The Act includes provisions regarding the 'issue' of shares and the registration of third party rights over such shares. Clearing and settlement rules were already included in the existing regulations and the Act now adds provisions which make general netting agreements possible.

Effect of the reform

The Copenhagen Stock Exchange (CSE) has become a public limited company, Københavns Fondsbørs A/S, while the Guarantee Foundation for Danish Options and Futures will most likely become a subsidiary of the CSE (the Fut Op Clearing Centralen A/S).

The reform made it possible for stock exchanges to conduct business related to their core business and the close cooperation between CSE and the Fut Op makes it for the CSE to maintain the derivatives market as a supplement to the spot market.

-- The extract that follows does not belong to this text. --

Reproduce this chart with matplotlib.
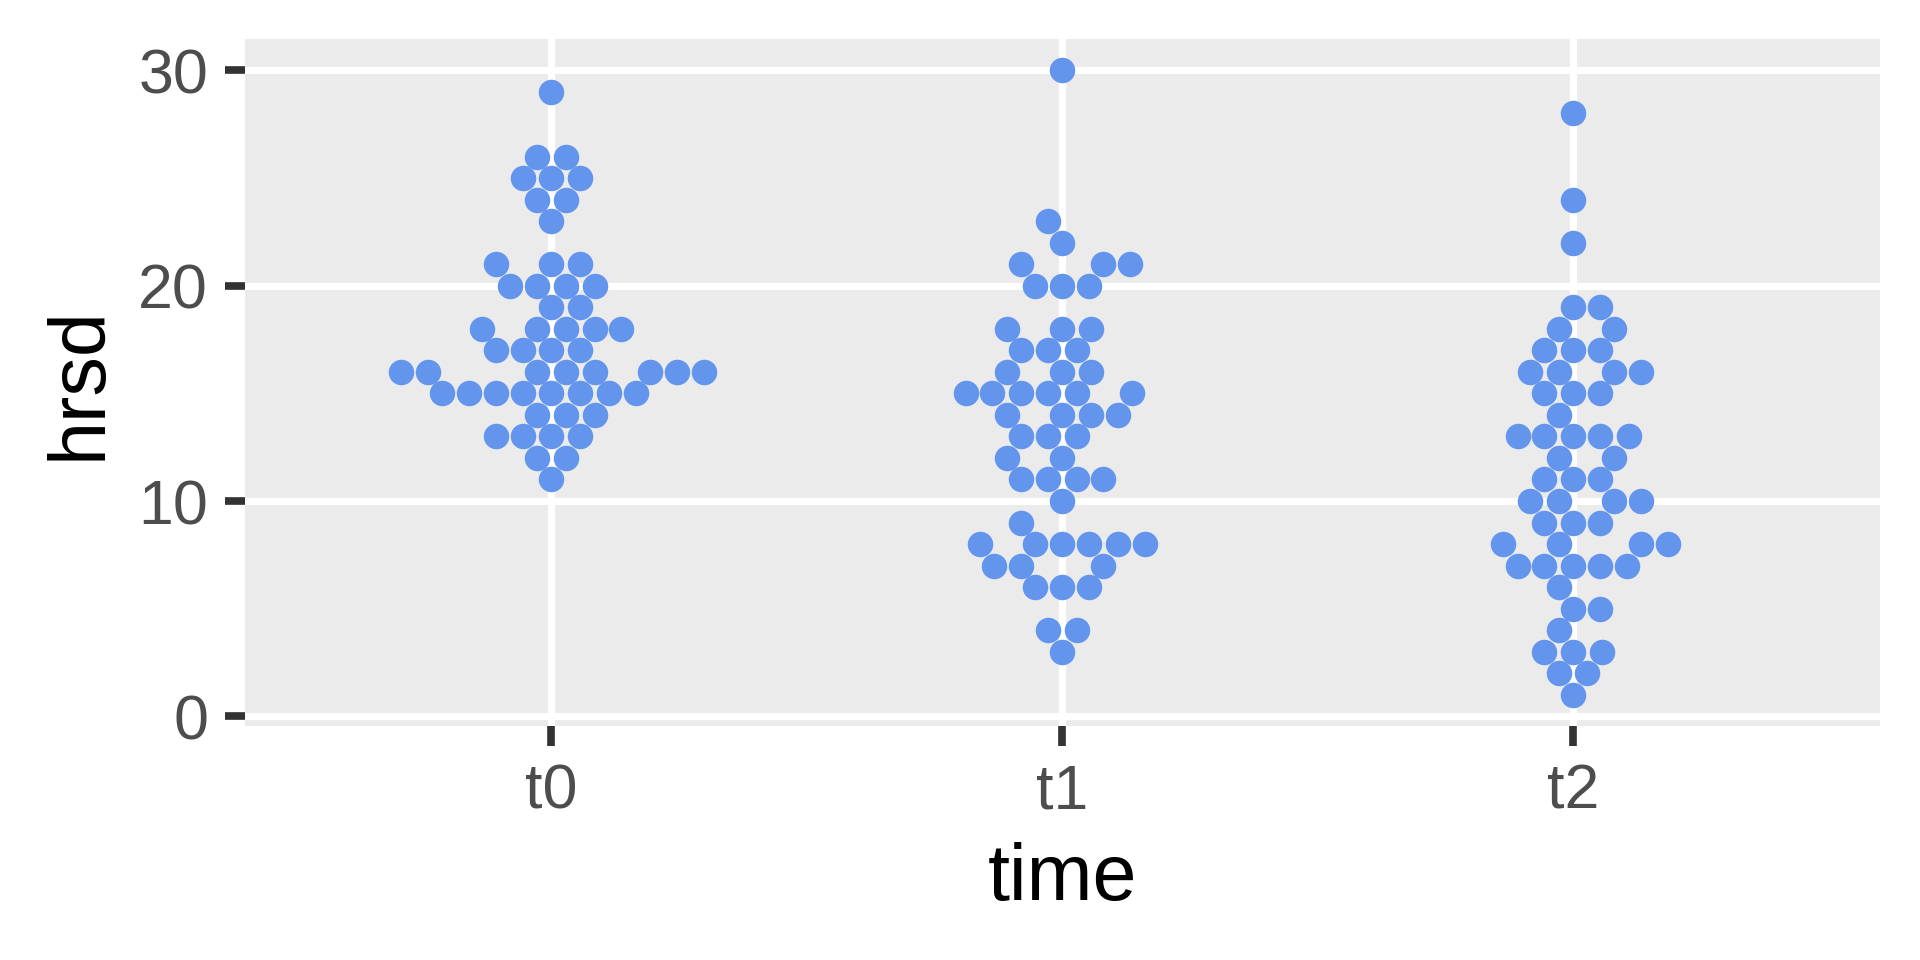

The Securities Clearing Centre retains its present structure.

When the CSE became a public limited company, 60% of the shares were subscribed to by members of the CSE (stockbroker companies), bond issuers subscribed 20% and share issuers the remaining 20%.

The establishment of the Securities Council originates from the owner structure of the CSE becuse investors are not shareholders in the CSE or members of its Board of Directors. The Council is made up of representatives of the investors, the stockbrokers, the issuers, the Danish Central Bank and a chairman and a vice-chairman appointed independently.

CSE is still the only stock exchange in Denmark and the competition to the CSE is therefore unchanged — foreign stock exchanges and the electronic systems. The CSE is probably the fifth or sixth largest in Europe in terms of issued bonds, not least because of the large number of circulating mortgage credit institution bonds. Shares have a turnover of about a third or fourth of that in Stockholm and the number of shares issued is roughly the same as in Oslo. There are more companies quoted on the CSE than on the Stockholm Stock Exchange, due to many medium-size corporations being listed.

Competition inside the area will probably be related to the development of the Scandinavian market. Even though Denmark will not immediately join European monetary union, the Danish stock exchanges — including the CSE — will nevertheless be able to list Eurobonds. It is likely that Eurobonds will quickly form part of the large turnover of bonds listed in Copenhagen.

Act on Stockbroker Companies

This Act implements both the ISD and CAD directives. The 'European passport' now makes it possible for stockbroker companies and the like domiciled within the EU to carry out their activities in Denmark.

Effect of the reform

Until the implementation of the Securities Market Reform in 1996, only stockbrokers who were authorized to trade on the CSE were required to have a licence to do so from the FSA as well as being a member of the CSE. Other stockbrokers, including those trading in non–CSE listed derivatives based on both shares, bonds and currencies and also dealing in non–CSE-listed securities (usually through foreign stockbrokers) required no licence. They were under no specific capital adequacy or management rules, were not supervised by the FSA and regulation was minimal. The effects of the reform on the existing CSE member stockbroker companies have been limited. These stockbrokers are almost exclusively owned by financial institutions, regulated by the Banking Act.

Sixty out of an estimated 180 independent stockbrokers, which were not members of the CSE, applied — before the end of 1995 — for licences from the FSA. It is therefore clear that the Act on Stockbroker Companies in itself has meant that several of the so-called 'side-street stockbrokers' have ceased trading. The FSA has so far refused to give licences to several applicants, but has issued some licences. The transitional rules have allowed the applicants to continue trading inside Denmark until their application had been processed, but the transitional rules have not included the European passport for those applicants. The European passport only becomes effective in allowing those new stockbroker companies to trade cross-border from Denmark into other EU countries when they receive a licence. By the beginning of 1997 we will know what the decisions on all applications are.